Entries with chart source code:

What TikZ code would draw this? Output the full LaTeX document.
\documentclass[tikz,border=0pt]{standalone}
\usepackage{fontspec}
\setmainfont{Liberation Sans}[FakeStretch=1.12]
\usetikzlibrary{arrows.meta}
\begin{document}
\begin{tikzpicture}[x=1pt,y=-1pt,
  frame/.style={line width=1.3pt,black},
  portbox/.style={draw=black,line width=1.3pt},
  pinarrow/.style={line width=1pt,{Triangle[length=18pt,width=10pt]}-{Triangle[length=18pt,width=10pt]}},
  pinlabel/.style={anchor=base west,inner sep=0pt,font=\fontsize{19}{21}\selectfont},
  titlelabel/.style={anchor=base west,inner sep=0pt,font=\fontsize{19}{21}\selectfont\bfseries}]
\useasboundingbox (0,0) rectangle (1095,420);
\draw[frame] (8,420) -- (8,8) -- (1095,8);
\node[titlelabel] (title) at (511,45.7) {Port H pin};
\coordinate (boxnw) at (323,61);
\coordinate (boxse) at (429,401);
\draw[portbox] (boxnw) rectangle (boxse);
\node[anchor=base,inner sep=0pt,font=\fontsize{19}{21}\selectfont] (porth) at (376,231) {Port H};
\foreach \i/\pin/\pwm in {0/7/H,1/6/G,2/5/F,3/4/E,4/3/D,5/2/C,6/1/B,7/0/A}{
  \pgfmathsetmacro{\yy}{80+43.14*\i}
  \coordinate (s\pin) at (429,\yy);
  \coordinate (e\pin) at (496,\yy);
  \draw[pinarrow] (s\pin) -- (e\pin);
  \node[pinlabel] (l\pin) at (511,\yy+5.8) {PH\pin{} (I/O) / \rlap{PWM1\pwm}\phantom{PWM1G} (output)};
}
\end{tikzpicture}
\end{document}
* * *
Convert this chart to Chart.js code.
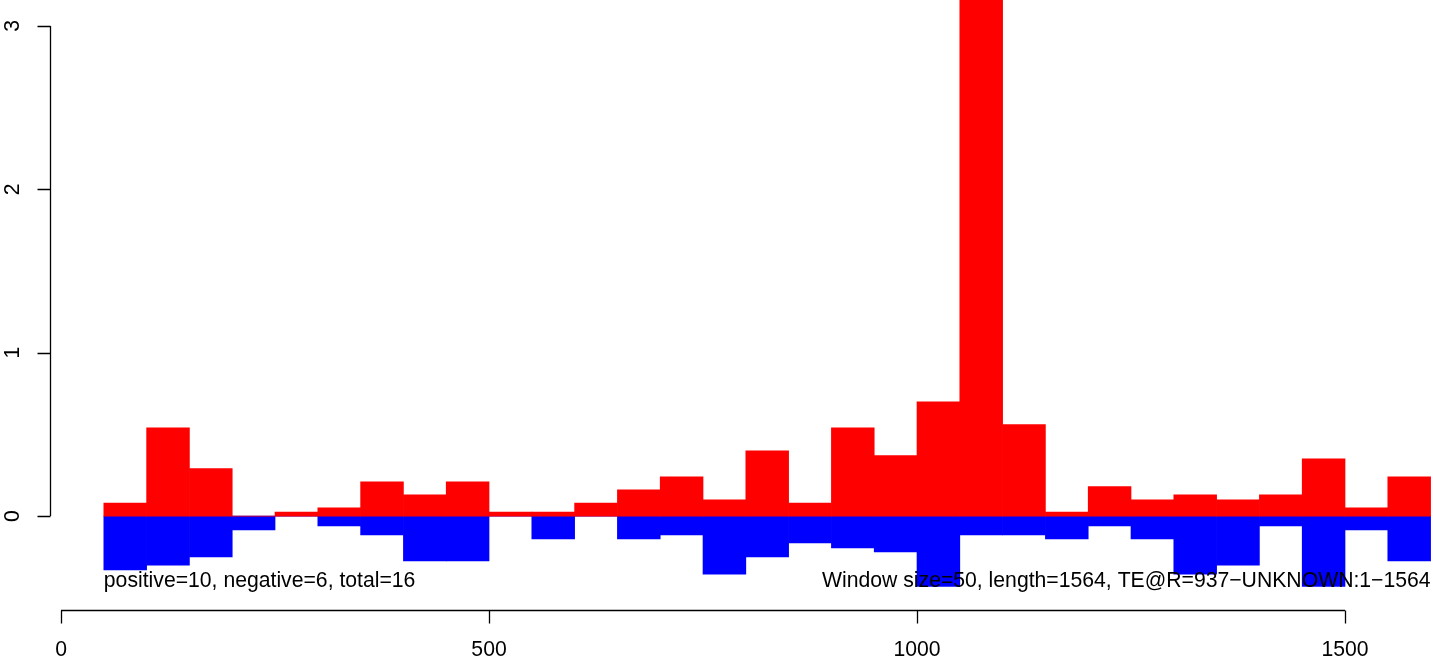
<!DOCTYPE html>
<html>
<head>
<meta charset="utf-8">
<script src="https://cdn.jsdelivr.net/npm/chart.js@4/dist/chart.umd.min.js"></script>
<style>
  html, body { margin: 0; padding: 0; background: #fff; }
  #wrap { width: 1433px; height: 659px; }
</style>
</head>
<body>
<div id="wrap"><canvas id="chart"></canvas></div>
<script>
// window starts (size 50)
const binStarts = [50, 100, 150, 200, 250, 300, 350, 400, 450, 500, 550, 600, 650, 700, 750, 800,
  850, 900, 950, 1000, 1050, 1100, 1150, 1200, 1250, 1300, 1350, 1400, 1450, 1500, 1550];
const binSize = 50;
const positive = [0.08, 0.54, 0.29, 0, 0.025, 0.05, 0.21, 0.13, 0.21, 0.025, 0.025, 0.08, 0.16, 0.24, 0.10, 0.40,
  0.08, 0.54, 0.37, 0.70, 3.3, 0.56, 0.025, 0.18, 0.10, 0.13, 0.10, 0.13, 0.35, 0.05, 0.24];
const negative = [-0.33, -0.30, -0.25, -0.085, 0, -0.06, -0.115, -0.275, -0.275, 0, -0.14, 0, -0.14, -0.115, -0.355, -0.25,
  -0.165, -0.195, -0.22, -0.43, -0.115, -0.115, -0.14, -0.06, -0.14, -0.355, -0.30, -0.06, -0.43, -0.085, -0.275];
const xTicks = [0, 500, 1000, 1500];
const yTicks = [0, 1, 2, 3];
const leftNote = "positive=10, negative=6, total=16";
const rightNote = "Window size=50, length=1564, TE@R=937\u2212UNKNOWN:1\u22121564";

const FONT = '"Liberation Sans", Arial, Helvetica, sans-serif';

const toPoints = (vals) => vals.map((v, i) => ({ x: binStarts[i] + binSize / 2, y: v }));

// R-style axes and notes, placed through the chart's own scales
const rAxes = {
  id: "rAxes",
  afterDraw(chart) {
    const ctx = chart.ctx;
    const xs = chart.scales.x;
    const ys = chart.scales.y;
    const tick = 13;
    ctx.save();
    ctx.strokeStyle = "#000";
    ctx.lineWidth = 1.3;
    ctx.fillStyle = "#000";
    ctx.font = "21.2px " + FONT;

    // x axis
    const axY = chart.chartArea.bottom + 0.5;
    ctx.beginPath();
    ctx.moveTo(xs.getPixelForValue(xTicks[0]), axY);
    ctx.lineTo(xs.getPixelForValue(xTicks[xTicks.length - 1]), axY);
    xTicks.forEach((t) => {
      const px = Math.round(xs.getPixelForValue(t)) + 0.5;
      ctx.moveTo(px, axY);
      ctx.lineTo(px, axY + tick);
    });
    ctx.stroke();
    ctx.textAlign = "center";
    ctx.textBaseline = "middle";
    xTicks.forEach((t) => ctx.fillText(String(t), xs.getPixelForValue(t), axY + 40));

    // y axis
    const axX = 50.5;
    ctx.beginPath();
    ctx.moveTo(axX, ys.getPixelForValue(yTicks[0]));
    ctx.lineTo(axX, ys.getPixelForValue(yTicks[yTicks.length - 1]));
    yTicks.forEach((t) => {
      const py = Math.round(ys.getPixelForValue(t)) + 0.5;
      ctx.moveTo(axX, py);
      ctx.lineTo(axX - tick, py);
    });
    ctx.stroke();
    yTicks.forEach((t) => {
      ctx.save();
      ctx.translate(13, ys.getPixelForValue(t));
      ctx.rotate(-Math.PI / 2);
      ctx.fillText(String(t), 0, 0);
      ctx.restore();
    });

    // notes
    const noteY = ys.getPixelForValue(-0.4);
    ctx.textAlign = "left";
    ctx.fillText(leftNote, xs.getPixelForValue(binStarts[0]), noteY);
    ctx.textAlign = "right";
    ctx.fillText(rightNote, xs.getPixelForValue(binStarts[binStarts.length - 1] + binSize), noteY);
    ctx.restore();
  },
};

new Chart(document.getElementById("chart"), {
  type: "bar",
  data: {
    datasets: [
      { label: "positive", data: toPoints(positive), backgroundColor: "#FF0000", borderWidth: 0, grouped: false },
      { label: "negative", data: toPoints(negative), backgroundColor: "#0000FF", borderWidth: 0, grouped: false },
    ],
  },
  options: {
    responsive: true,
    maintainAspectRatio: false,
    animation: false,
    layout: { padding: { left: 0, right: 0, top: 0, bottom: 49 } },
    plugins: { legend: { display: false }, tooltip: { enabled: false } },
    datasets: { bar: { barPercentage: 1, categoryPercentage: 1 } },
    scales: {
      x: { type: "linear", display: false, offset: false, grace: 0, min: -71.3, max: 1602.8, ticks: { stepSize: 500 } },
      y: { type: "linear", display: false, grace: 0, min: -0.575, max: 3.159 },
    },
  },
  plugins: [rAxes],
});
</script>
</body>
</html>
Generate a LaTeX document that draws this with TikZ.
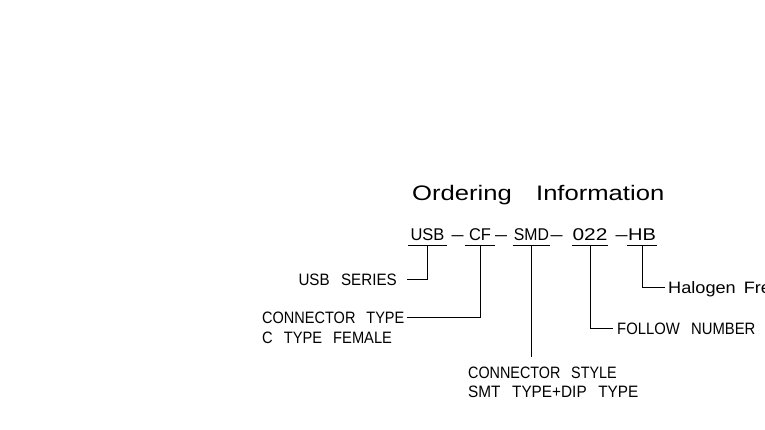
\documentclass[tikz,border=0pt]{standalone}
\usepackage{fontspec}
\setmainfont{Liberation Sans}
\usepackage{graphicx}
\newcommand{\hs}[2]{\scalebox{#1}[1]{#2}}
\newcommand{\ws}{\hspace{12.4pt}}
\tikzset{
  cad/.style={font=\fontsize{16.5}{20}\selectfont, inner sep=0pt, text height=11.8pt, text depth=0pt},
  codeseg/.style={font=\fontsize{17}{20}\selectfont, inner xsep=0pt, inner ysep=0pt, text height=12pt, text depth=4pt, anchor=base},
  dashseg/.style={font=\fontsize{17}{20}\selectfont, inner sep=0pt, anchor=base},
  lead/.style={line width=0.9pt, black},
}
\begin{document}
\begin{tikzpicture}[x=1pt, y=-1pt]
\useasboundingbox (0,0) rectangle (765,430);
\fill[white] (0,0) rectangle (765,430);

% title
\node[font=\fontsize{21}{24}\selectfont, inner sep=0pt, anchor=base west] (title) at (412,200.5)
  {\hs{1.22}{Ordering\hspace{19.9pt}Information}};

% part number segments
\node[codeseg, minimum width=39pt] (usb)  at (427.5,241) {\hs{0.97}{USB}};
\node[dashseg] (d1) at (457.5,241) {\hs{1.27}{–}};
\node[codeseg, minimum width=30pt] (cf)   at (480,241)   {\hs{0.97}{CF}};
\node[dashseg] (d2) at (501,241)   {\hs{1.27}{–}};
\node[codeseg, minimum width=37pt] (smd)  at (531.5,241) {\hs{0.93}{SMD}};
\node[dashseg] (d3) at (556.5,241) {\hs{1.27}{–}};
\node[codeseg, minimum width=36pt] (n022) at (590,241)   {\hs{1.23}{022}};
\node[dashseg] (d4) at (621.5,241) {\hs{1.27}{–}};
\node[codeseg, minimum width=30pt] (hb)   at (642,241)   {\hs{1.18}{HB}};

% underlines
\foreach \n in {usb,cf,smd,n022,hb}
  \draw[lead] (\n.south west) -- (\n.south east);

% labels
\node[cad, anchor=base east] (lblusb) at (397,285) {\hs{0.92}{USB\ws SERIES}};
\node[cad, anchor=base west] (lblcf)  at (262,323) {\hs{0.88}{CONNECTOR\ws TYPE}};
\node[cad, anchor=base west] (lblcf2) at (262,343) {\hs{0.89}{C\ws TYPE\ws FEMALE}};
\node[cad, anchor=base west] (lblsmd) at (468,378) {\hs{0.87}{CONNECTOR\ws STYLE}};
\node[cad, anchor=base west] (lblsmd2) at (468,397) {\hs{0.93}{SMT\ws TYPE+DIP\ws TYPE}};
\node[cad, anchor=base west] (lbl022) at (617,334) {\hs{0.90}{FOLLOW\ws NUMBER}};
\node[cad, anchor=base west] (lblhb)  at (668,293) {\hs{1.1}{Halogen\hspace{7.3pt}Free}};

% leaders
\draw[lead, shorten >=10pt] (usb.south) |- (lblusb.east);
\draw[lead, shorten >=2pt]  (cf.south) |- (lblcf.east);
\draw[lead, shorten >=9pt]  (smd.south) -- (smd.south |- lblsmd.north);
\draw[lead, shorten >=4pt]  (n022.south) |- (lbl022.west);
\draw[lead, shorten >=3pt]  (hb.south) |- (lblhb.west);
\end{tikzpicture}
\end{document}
--
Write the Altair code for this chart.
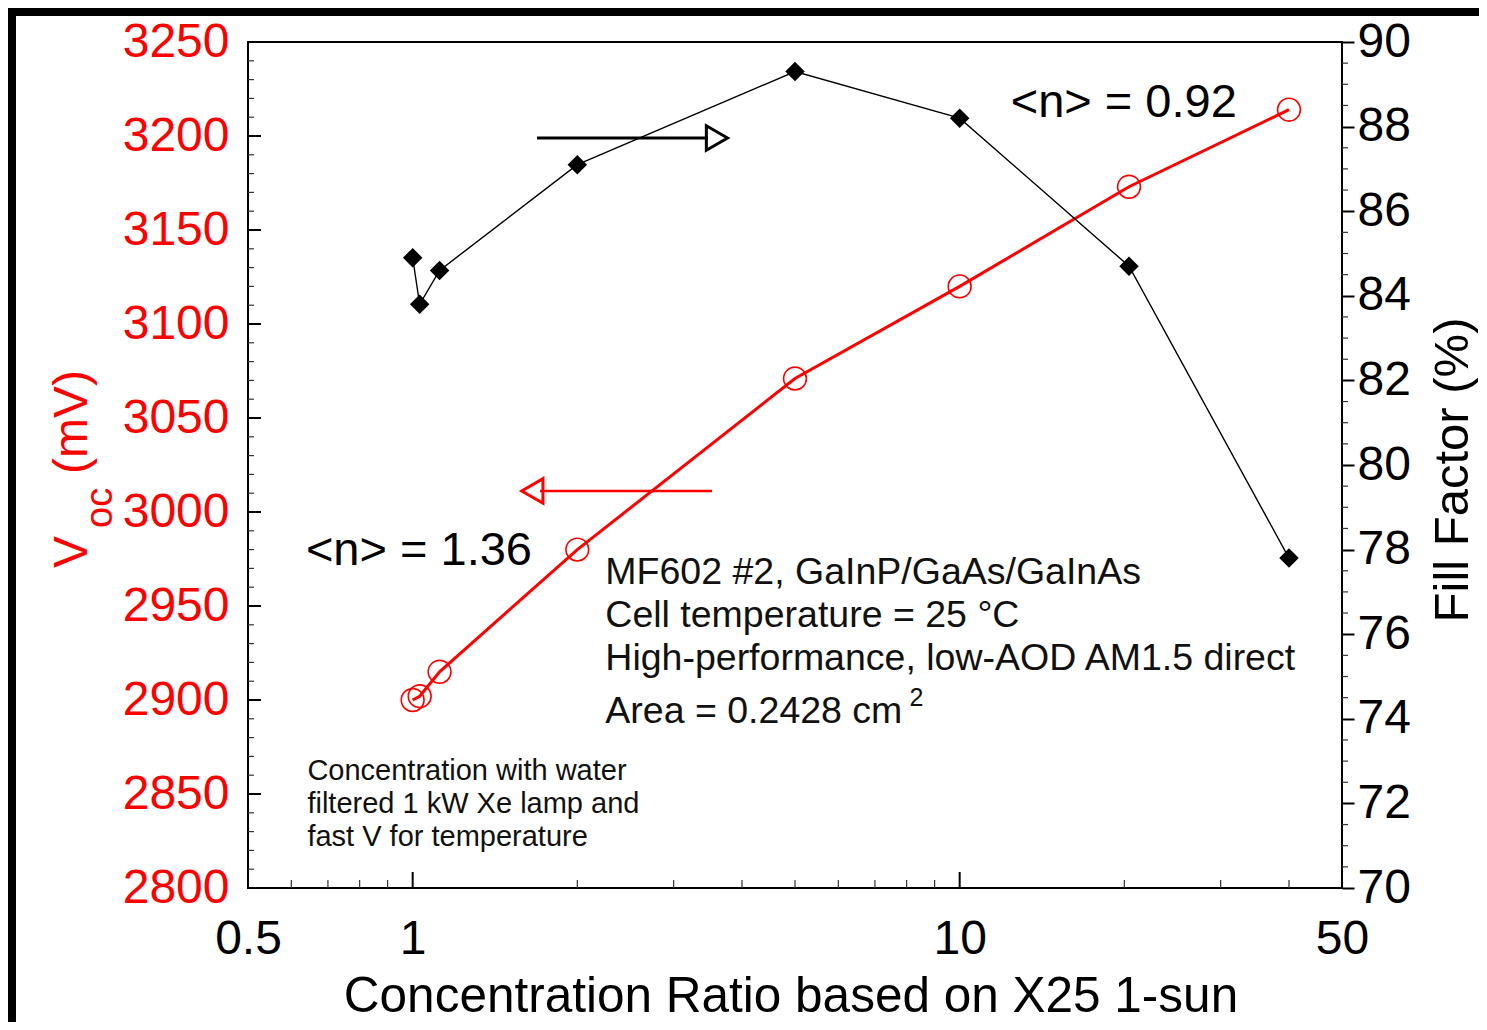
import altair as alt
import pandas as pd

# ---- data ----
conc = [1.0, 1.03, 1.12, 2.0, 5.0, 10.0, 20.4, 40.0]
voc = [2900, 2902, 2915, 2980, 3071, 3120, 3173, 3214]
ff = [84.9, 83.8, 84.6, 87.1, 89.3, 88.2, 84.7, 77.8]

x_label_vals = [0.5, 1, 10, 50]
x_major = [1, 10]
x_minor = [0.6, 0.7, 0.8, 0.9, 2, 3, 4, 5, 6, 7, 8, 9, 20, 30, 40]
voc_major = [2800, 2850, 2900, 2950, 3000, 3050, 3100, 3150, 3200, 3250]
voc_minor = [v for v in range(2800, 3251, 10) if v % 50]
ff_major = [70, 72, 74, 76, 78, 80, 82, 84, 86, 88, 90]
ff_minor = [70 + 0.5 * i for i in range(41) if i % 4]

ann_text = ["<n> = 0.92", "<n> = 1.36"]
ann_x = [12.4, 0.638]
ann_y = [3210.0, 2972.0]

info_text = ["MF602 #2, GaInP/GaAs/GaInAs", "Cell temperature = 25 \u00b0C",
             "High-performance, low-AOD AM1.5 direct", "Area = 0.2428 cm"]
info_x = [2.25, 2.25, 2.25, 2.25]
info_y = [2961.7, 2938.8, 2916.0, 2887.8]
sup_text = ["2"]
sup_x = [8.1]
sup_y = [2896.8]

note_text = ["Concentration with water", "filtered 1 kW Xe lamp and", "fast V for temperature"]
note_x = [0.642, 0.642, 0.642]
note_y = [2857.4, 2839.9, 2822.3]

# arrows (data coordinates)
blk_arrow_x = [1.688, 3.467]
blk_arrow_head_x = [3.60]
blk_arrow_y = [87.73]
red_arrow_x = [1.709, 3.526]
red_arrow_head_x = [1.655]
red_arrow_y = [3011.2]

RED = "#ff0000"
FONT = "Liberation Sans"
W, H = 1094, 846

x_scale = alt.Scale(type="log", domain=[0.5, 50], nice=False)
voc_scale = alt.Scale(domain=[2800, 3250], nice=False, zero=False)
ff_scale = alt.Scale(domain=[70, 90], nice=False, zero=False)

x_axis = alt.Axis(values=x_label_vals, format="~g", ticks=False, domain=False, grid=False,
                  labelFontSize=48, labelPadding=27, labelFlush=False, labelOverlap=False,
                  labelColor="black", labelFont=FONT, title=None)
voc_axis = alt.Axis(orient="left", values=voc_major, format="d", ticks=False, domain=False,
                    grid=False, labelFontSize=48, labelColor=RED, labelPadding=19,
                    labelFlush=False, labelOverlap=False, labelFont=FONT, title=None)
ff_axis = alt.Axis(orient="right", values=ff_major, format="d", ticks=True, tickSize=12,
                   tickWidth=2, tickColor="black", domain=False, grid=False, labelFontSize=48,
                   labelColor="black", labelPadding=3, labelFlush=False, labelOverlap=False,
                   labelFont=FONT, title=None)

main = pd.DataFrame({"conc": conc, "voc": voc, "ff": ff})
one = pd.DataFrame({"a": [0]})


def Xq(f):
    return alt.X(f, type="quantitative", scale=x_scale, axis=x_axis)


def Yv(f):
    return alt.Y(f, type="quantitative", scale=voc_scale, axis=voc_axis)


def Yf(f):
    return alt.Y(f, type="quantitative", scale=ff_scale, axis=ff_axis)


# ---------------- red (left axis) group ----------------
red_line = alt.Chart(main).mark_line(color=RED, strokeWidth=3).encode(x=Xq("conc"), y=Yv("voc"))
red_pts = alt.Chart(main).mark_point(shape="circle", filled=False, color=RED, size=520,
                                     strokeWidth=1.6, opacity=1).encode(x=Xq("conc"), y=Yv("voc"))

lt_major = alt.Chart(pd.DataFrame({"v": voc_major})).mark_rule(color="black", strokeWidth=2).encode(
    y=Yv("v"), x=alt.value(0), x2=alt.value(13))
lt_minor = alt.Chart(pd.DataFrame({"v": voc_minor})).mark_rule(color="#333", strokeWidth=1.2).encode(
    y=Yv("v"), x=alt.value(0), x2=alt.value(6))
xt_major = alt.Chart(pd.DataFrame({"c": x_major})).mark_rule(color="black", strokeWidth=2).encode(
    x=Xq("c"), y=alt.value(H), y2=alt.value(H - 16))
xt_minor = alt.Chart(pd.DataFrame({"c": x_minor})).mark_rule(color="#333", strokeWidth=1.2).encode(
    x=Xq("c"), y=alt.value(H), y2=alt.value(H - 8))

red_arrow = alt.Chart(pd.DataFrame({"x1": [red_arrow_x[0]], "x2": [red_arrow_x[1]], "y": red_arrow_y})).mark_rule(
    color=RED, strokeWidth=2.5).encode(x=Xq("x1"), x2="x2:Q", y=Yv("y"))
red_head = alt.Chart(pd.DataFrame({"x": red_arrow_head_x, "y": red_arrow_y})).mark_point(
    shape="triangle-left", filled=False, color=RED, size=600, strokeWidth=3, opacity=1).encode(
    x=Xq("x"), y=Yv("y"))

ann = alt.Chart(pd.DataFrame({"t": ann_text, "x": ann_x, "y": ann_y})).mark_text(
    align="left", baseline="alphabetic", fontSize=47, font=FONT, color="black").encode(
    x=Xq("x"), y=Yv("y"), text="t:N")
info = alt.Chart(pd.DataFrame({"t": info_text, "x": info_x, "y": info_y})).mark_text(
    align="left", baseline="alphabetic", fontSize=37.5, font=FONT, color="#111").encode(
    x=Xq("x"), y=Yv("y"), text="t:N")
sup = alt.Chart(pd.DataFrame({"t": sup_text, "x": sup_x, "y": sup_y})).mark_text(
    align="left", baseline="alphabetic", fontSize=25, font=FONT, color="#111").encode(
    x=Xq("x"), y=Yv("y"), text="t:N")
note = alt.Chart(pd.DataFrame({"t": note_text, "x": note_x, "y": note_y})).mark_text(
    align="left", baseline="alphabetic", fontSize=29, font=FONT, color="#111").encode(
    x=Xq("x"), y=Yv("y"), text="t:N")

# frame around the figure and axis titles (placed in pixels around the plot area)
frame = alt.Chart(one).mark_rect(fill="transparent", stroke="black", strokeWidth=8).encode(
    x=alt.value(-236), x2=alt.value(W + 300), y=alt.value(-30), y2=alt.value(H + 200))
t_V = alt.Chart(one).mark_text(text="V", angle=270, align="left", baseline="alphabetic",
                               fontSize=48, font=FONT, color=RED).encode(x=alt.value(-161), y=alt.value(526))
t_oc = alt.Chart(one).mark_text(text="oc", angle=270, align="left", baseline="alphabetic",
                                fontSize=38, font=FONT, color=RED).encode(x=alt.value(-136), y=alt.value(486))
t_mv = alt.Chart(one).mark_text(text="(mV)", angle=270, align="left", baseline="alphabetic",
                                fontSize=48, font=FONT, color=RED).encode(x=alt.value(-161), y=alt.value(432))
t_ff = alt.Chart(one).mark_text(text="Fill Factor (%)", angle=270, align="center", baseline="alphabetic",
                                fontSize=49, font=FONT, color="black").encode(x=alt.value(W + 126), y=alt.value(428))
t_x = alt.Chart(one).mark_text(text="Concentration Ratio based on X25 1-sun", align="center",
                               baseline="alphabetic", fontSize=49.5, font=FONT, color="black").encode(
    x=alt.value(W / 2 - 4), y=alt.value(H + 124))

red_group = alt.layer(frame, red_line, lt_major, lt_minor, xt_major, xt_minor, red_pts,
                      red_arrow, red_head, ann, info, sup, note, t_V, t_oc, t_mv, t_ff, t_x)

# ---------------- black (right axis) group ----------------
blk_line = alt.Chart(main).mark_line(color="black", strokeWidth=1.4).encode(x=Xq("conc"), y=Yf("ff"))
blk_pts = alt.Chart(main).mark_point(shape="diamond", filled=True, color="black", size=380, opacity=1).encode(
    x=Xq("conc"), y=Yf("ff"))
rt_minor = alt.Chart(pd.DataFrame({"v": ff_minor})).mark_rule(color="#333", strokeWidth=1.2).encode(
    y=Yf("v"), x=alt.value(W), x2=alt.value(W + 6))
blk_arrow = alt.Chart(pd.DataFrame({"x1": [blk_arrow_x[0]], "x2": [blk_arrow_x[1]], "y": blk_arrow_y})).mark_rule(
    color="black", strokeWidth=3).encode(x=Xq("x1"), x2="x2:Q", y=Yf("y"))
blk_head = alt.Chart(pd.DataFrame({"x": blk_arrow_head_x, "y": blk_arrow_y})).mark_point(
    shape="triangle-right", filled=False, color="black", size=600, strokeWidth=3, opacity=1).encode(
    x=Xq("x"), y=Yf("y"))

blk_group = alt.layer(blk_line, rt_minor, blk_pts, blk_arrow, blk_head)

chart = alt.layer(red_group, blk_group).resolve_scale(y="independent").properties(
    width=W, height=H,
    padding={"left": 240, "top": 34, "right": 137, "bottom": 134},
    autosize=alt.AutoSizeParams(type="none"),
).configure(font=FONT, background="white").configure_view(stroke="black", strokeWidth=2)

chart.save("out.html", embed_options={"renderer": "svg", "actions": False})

*SET TASK*.
In the entries above, find the line that contains "Write the Altair code for this chart." and the line that contains "sup_y = [2896.8]". Reproduce exactly those two lines and every line between them, but not the pictures.

*WRITTEN SOLUTION*.
Write the Altair code for this chart.
import altair as alt
import pandas as pd

# ---- data ----
conc = [1.0, 1.03, 1.12, 2.0, 5.0, 10.0, 20.4, 40.0]
voc = [2900, 2902, 2915, 2980, 3071, 3120, 3173, 3214]
ff = [84.9, 83.8, 84.6, 87.1, 89.3, 88.2, 84.7, 77.8]

x_label_vals = [0.5, 1, 10, 50]
x_major = [1, 10]
x_minor = [0.6, 0.7, 0.8, 0.9, 2, 3, 4, 5, 6, 7, 8, 9, 20, 30, 40]
voc_major = [2800, 2850, 2900, 2950, 3000, 3050, 3100, 3150, 3200, 3250]
voc_minor = [v for v in range(2800, 3251, 10) if v % 50]
ff_major = [70, 72, 74, 76, 78, 80, 82, 84, 86, 88, 90]
ff_minor = [70 + 0.5 * i for i in range(41) if i % 4]

ann_text = ["<n> = 0.92", "<n> = 1.36"]
ann_x = [12.4, 0.638]
ann_y = [3210.0, 2972.0]

info_text = ["MF602 #2, GaInP/GaAs/GaInAs", "Cell temperature = 25 \u00b0C",
             "High-performance, low-AOD AM1.5 direct", "Area = 0.2428 cm"]
info_x = [2.25, 2.25, 2.25, 2.25]
info_y = [2961.7, 2938.8, 2916.0, 2887.8]
sup_text = ["2"]
sup_x = [8.1]
sup_y = [2896.8]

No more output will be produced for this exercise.